If the database named doesn't exist we can't connect in the first place - there's a chicken and egg problem there, we can't create a new database without having the name of an existing one. If the connection string names a database that doesn't (yet) exist, it won't work anyway and we can't create it either.

tznind commented 2 months ago

Maybe fansi could figure out the default database itself. According to ChatGPT postgres is default but should also be one called 'template1' and/or 'template0'

https://chatgpt.com/share/11a34e31-34f7-4f0e-8aa5-6877eac899df

On Wed, 10 Jul 2024, 14:35 James A Sutherland, @.***> wrote:

If the database named doesn't exist we can't connect in the first place - there's a chicken and egg problem there, we can't create a new database without having the name of an existing one.
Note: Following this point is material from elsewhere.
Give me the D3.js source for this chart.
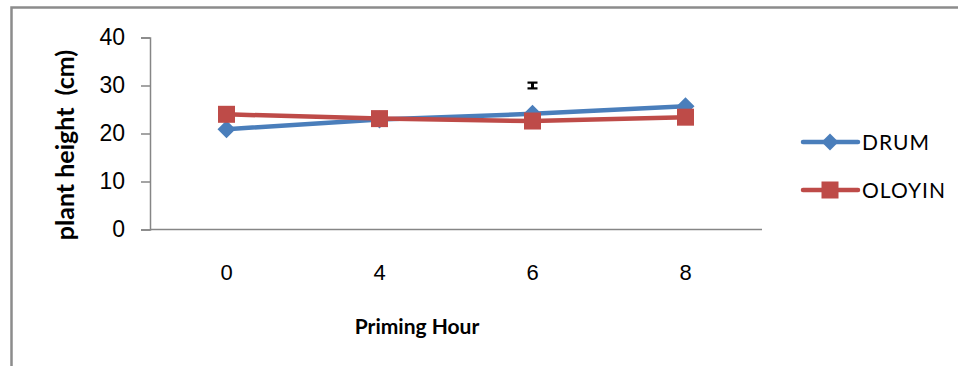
<!DOCTYPE html>
<html>
<head>
<meta charset="utf-8">
<script src="https://cdn.jsdelivr.net/npm/d3@7"></script>
<style>
  html, body { margin: 0; padding: 0; background: #fff; }
  svg { display: block; font-family: Lato, "Open Sans", "Liberation Sans", sans-serif; }
  .pre { white-space: pre; }
</style>
</head>
<body>
<script>
// Priming hours (categories) and mean plant height per variety
const hours = ["0", "4", "6", "8"];
const drum = [20.9, 22.9, 24.1, 25.7];
const oloyin = [24.0, 23.1, 22.6, 23.4];
const seriesNames = ["DRUM", "OLOYIN"];
const seriesColors = ["#4a7ebb", "#be4b48"];
const yTicks = [0, 10, 20, 30, 40];
// Single error bar shown above the 6 h point
const errBar = { hour: "6", low: 29.4, high: 30.6 };

const W = 958, H = 366;
const svg = d3.select("body").append("svg").attr("width", W).attr("height", H);

// Outer chart frame
svg.append("path")
  .attr("d", `M11.5,${H} L11.5,7.5 L${W},7.5`)
  .attr("fill", "none").attr("stroke", "#8c8c8c").attr("stroke-width", 2.5);

const plot = { left: 150, right: 762, top: 37.5, bottom: 229.5 };

const x = d3.scaleBand().domain(hours).range([plot.left, plot.right]);
const y = d3.scaleLinear().domain([0, 40]).range([plot.bottom, plot.top]);

// Y axis
const yAxis = svg.append("g").attr("transform", `translate(${plot.left},0)`)
  .call(d3.axisLeft(y).tickValues(yTicks).tickSize(9).tickPadding(16));
yAxis.select(".domain").attr("stroke", "#868686").attr("stroke-width", 1.5);
yAxis.selectAll(".tick line").attr("stroke", "#868686").attr("stroke-width", 1.5);
yAxis.selectAll("text").attr("font-size", 23).attr("fill", "#000");

// X axis (no tick marks)
const xAxis = svg.append("g").attr("transform", `translate(0,${plot.bottom})`)
  .call(d3.axisBottom(x).tickSize(0).tickPadding(35));
xAxis.select(".domain").attr("stroke", "#868686").attr("stroke-width", 1.5)
  .attr("d", `M${plot.left},0H${plot.right}`);
xAxis.selectAll("text").attr("font-size", 22).attr("fill", "#000");

// Axis titles
svg.append("text")
  .attr("class", "pre")
  .attr("transform", "translate(74,145) rotate(-90)")
  .attr("text-anchor", "middle").attr("font-weight", "bold").attr("font-size", 25)
  .text("plant height  (cm)");
svg.append("text")
  .attr("x", 417).attr("y", 334)
  .attr("text-anchor", "middle").attr("font-weight", "bold").attr("font-size", 21)
  .text("Priming Hour");

const cx = h => x(h) + x.bandwidth() / 2;
const line = d3.line().x(d => cx(d.h)).y(d => y(d.v));

const diamond = (g, px, py, s) =>
  g.append("path").attr("d", `M${px},${py - s} L${px + s},${py} L${px},${py + s} L${px - s},${py} Z`);
const square = (g, px, py, s) =>
  g.append("rect").attr("x", px - s).attr("y", py - s).attr("width", 2 * s).attr("height", 2 * s);

const series = [drum, oloyin];
series.forEach((vals, i) => {
  const pts = hours.map((h, j) => ({ h, v: vals[j] }));
  const g = svg.append("g").attr("fill", seriesColors[i]);
  g.append("path").datum(pts).attr("d", line)
    .attr("fill", "none").attr("stroke", seriesColors[i]).attr("stroke-width", 4.5);
  pts.forEach(p => {
    if (i === 0) diamond(g, cx(p.h), y(p.v), 9);
    else square(g, cx(p.h), y(p.v), 8.5);
  });
});

// Error bar
const eb = svg.append("g").attr("stroke", "#000").attr("stroke-width", 2.2);
const ex = cx(errBar.hour);
eb.append("line").attr("x1", ex).attr("x2", ex).attr("y1", y(errBar.high)).attr("y2", y(errBar.low)).attr("stroke-width", 3);
eb.append("line").attr("x1", ex - 5).attr("x2", ex + 5).attr("y1", y(errBar.high)).attr("y2", y(errBar.high));
eb.append("line").attr("x1", ex - 5).attr("x2", ex + 5).attr("y1", y(errBar.low)).attr("y2", y(errBar.low));

// Legend
const legendY = [142, 190];
seriesNames.forEach((name, i) => {
  const g = svg.append("g").attr("fill", seriesColors[i]);
  g.append("line").attr("x1", 803).attr("x2", 858).attr("y1", legendY[i]).attr("y2", legendY[i])
    .attr("stroke", seriesColors[i]).attr("stroke-width", 4.5).attr("stroke-linecap", "round");
  if (i === 0) diamond(g, 830, legendY[i], 8.5);
  else square(g, 830, legendY[i], 8.5);
  svg.append("text").attr("x", 862).attr("y", legendY[i] + 7.5)
    .attr("font-size", 21).attr("letter-spacing", 1).attr("fill", "#000").text(name);
});
</script>
</body>
</html>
— Reply to this email directly, view it on GitHub https://github.com/HicServices/RDMP/issues/1873#issuecomment-2220527419, or unsubscribe https://github.com/notifications/unsubscribe-auth/AHO3C5DP6W4MYVOUFYMOJ5DZLU2ANAVCNFSM6AAAAABKSW5N7KVHI2DSMVQWIX3LMV43OSLTON2WKQ3PNVWWK3TUHMZDEMRQGUZDONBRHE . You are receiving this because you are subscribed to this thread.Message ID: @.***>

jas88 commented 2 months ago

@tznind Those 3 exist by default, but the only one we can actually rely on existing is the one named in the connection string (since if it doesn't exist, the connection string won't work anyway).
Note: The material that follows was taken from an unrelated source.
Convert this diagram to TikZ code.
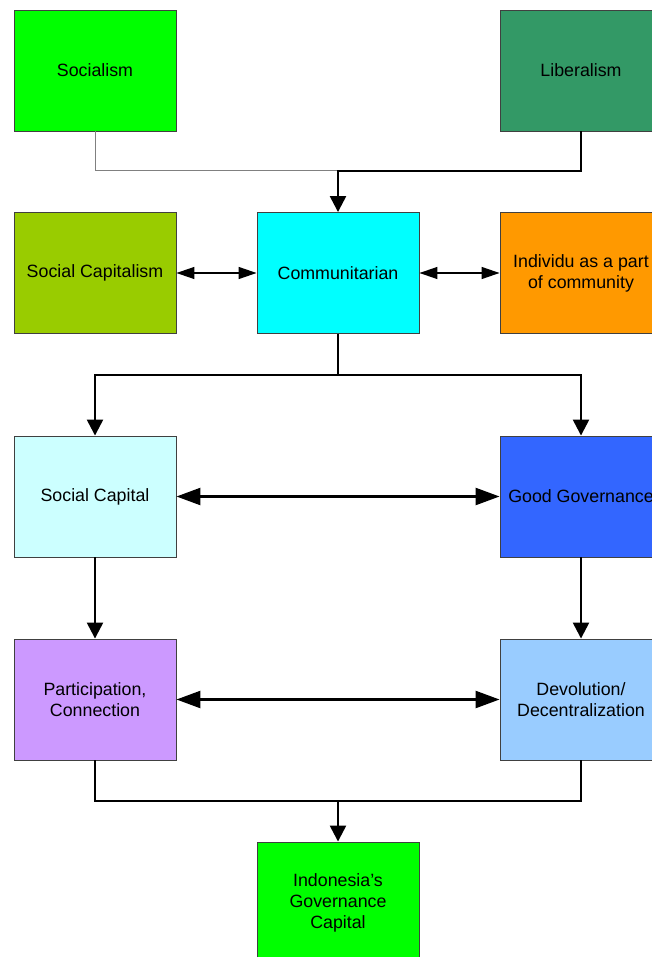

tznind commented 2 months ago

Ah OK so use case is that the user had access only to 1 db, which is the one you are trying to create logging db schema into with RDMP cli

Guess the easiest 2 approaches are

Although i think that 2 is probably what you were saying already

JFriel commented 2 months ago

Could we add an optional "masterDB" parameter to the command to be used in cases like this where an existing database must be specified to be able to create a new database? We can then pass this "masterDB" down to FansiSQL to use as the default connector

jas88 commented 2 months ago

Except in the trivial isolated/CI case there's probably more setup than just creating a database anyway, we will want permissions assigned etc - better to keep it simple and use an existing database from the connection string IMO (as Ruaridh is doing in this case): if we created the database, we wouldn't know what user account to assign or what rights.

In this case the code in RDMP already checks if the database exists or not - it's actually that check that's failing - if that check returns true, we check with the user then use that existing database, so the rest is fine.

JFriel commented 2 months ago

@rkm We've got a fix for this that will be released in v8.2.1 Slight quirk with postgres: the database you're trying to create will need to exists (just as an empty database) before running the createLoggingDatabase command. But other than that, it should populate as expected.

The error message is now correct stating "<db you're trying to create> does not exist" rather than " by does not exist"

rkm commented 2 months ago

That's fantastic, thank you! The empty database will always exist beforehand, so this is no problem.